Riding the Iron Rooster – travelogue set in China
Back on familiar transport, Theroux left Victoria Station on a rainy Saturday in April thinking that taking eight trains across Europe, Eastern Europe, the USSR and Mongolia would be the easy way to get to the Chinese border – the relaxing way, even. He would read a little, take notes, eat regular meals and gaze contentedly out of windows. The reality, of course, was very different.
In fact, Theroux experienced a decidedly odd and unexpected trip to China that set the challenging tone for his epic year-long rail journey around that vast, inscrutable land – a journey which involved riding nearly every train in the country.

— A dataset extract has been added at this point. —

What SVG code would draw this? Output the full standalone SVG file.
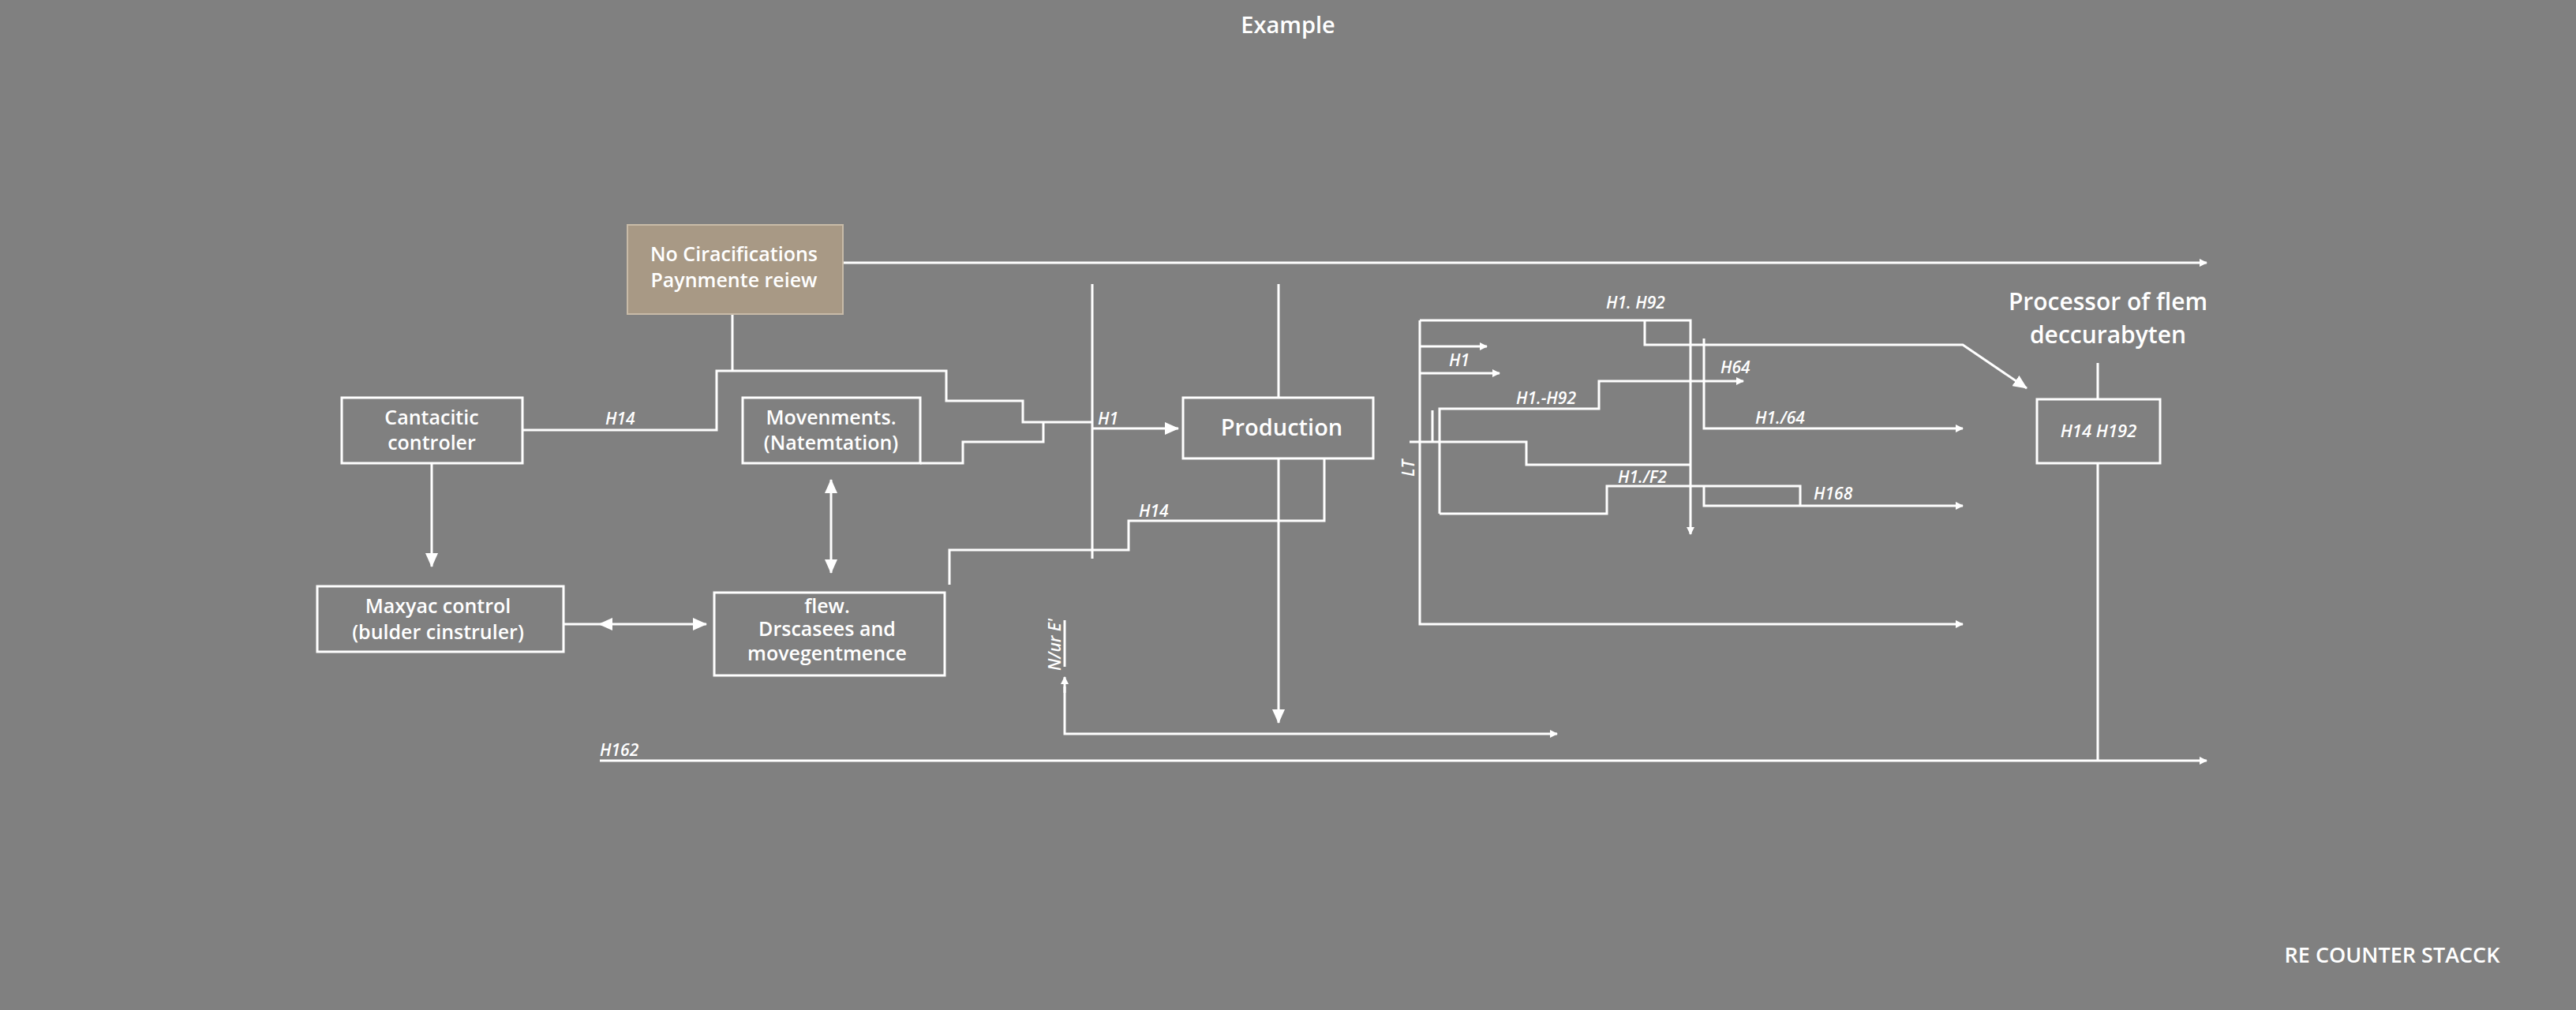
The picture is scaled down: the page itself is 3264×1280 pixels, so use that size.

The Elephanta Suite – novellas set in India
In The Elephanta Suite, Theroux weaves three intertwined novellas of Westerners transformed by their sojourns in India.
This startling, far-reaching book captures the tumult, ambition, hardship, and serenity that mark today’s India. Theroux’s Westerners risk venturing far beyond the subcontinent’s well-worn paths to discover woe or truth or peace. A middle-aged couple on vacation veers heedlessly from idyll to chaos. A buttoned-up Boston lawyer finds succor in Mumbai’s reeking slums. And a young woman befriends an elephant in Bangalore.
We also meet Indian characters as singular as they are reflective of the country’s subtle ironies: an executive who yearns to become a holy beggar, an earnest young striver whose personality is rewired by acquiring an American accent, a miracle-working guru, and others.
As ever, Theroux’s portraits of people and places explode stereotypes to exhilarating effect. The Elephanta Suite urges us toward a fresh, compelling, and often inspiring notion of what India is, and what it can do to those who try to lose—or find—themselves there.